In recent years, computer science has joined advanced mathematics in revolutionizing finance and trading, the practice of buying and selling of financial assets for the purpose of making a profit. In recent years, trading has become dominated by computers; algorithms are responsible for making rapid split-second trading decisions faster than humans could make (so rapidly, the speed at which light travels is a limitation when designing systems). Additionally, machine learning and data mining techniques are growing in popularity in the financial sector, and likely will continue to do so. In fact, a large part of algorithmic trading is high-frequency trading (HFT). While algorithms may outperform humans, the technology is still new and playing in a famously turbulent, high-stakes arena. HFT was responsible for phenomena such as the 2010 flash crash and a 2013 flash crash prompted by a hacked Associated Press tweet about an attack on the White House.

This lecture, however, will not be about how to crash the stock market with bad mathematical models or trading algorithms. Instead, I intend to provide you with basic tools for handling and analyzing stock market data with Python. I will also discuss moving averages, how to construct trading strategies using moving averages, how to formulate exit strategies upon entering a position, and how to evaluate a strategy with backtesting.

DISCLAIMER: THIS IS NOT FINANCIAL ADVICE!!! Furthermore, I have ZERO experience as a trader (a lot of this knowledge comes from a one-semester course on stock trading I took at Salt Lake Community College)! This is purely introductory knowledge, not enough to make a living trading stocks. People can and do lose money trading stocks, and you do so at your own risk!


Trading Strategy

Call an open position a trade that will be terminated in the future when a condition is met. A long position is one in which a profit is made if the financial instrument traded increases in value, and a short position is on in which a profit is made if the financial asset being traded decreases in value. When trading stocks directly, all long positions are bullish and all short position are bearish. That said, a bullish attitude need not be accompanied by a long position, and a bearish attitude need not be accompanied by a short position (this is particularly true when trading stock options).

Here is an example. Let’s say you buy a stock with the expectation that the stock will increase in value, with a plan to sell the stock at a higher price.

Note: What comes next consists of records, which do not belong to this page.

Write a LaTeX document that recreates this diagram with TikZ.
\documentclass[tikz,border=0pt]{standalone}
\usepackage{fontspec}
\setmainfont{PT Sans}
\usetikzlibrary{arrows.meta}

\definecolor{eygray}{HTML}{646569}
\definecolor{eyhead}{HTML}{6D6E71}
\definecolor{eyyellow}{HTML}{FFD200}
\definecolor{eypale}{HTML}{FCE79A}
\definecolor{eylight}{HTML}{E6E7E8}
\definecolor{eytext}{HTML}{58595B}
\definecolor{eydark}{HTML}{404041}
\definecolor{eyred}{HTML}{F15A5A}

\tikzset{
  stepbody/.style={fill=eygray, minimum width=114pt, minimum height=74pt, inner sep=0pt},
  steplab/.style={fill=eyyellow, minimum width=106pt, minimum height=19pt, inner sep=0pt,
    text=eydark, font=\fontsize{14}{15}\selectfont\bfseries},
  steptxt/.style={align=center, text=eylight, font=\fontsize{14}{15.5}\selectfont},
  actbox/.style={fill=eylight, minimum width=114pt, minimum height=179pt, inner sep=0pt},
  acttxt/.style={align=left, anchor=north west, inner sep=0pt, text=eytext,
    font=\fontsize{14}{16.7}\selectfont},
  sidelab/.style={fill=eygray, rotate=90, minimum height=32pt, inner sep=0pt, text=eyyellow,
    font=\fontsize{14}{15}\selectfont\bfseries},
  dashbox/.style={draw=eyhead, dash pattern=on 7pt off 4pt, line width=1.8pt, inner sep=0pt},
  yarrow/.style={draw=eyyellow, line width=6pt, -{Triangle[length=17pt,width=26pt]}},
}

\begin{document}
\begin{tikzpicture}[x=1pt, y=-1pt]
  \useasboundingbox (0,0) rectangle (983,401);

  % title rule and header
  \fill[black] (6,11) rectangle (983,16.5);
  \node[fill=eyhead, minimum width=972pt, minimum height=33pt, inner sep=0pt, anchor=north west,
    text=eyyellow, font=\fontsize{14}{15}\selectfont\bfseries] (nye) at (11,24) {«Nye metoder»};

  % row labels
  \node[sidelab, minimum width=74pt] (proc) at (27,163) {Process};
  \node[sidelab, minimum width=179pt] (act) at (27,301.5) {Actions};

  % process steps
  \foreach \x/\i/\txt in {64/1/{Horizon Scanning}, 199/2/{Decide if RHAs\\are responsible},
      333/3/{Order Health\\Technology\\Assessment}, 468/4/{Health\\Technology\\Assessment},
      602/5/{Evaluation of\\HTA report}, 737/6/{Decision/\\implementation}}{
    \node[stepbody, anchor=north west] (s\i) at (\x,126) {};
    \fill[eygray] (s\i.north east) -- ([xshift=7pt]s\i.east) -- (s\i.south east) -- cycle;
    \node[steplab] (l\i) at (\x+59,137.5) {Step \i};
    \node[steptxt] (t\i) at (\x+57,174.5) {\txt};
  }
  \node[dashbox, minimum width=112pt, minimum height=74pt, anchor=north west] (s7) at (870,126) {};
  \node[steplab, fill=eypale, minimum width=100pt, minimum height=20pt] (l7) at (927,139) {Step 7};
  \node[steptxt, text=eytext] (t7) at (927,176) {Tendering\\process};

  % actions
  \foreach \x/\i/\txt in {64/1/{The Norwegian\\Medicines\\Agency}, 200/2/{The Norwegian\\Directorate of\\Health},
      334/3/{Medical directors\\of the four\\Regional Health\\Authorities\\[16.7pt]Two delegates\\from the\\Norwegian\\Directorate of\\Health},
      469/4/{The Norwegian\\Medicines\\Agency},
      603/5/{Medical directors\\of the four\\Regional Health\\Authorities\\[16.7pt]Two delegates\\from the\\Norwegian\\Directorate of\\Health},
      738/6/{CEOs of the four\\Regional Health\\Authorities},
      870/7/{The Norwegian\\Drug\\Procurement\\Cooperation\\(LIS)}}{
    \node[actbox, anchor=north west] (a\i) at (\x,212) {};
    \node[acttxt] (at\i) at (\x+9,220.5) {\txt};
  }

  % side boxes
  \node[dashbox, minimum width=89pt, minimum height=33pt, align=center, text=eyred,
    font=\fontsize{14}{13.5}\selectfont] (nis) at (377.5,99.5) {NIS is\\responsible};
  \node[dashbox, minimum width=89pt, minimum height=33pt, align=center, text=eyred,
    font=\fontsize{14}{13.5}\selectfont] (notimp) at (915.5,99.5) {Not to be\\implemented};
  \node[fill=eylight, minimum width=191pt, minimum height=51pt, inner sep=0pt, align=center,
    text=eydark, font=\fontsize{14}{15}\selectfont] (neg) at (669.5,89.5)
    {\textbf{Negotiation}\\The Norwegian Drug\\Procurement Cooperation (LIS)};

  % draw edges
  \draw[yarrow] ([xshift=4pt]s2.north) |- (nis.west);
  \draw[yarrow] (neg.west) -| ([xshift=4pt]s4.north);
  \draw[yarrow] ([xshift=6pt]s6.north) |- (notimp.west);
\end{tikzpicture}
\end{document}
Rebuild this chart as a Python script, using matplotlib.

This is a long position: you are holding a financial asset for which you will profit if the asset increases in value. Your potential profit is unlimited, and your potential losses are limited by the price of the stock since stock prices never go below zero. On the other hand, if you expect a stock to decrease in value, you may borrow the stock from a brokerage firm and sell it, with the expectation of buying the stock back later at a lower price, thus earning you a profit. This is called shorting a stock, and is a short position, since you will earn a profit if the stock drops in value. The potential profit from shorting a stock is limited by the price of the stock (the best you can do is have the stock become worth nothing; you buy it back for free), while the losses are unlimited, since you could potentially spend an arbitrarily large amount of money to buy the stock back. Thus, a broker will expect an investor to be in a very good financial position before allowing the investor to short a stock.

Any trader must have a set of rules that determine how much of her money she is willing to bet on any single trade. For example, a trader may decide that under no circumstances will she risk more than 10% of her portfolio on a trade. Additionally, in any trade, a trader must have an exit strategy, a set of conditions determining when she will exit the position, for either profit or loss. A trader may set a target, which is the minimum profit that will induce the trader to leave the position. Likewise, a trader must have a maximum loss she is willing to tolerate; if potential losses go beyond this amount, the trader will exit the position in order to prevent any further loss (this is usually done by setting a stop-loss order, an order that is triggered to prevent further losses)…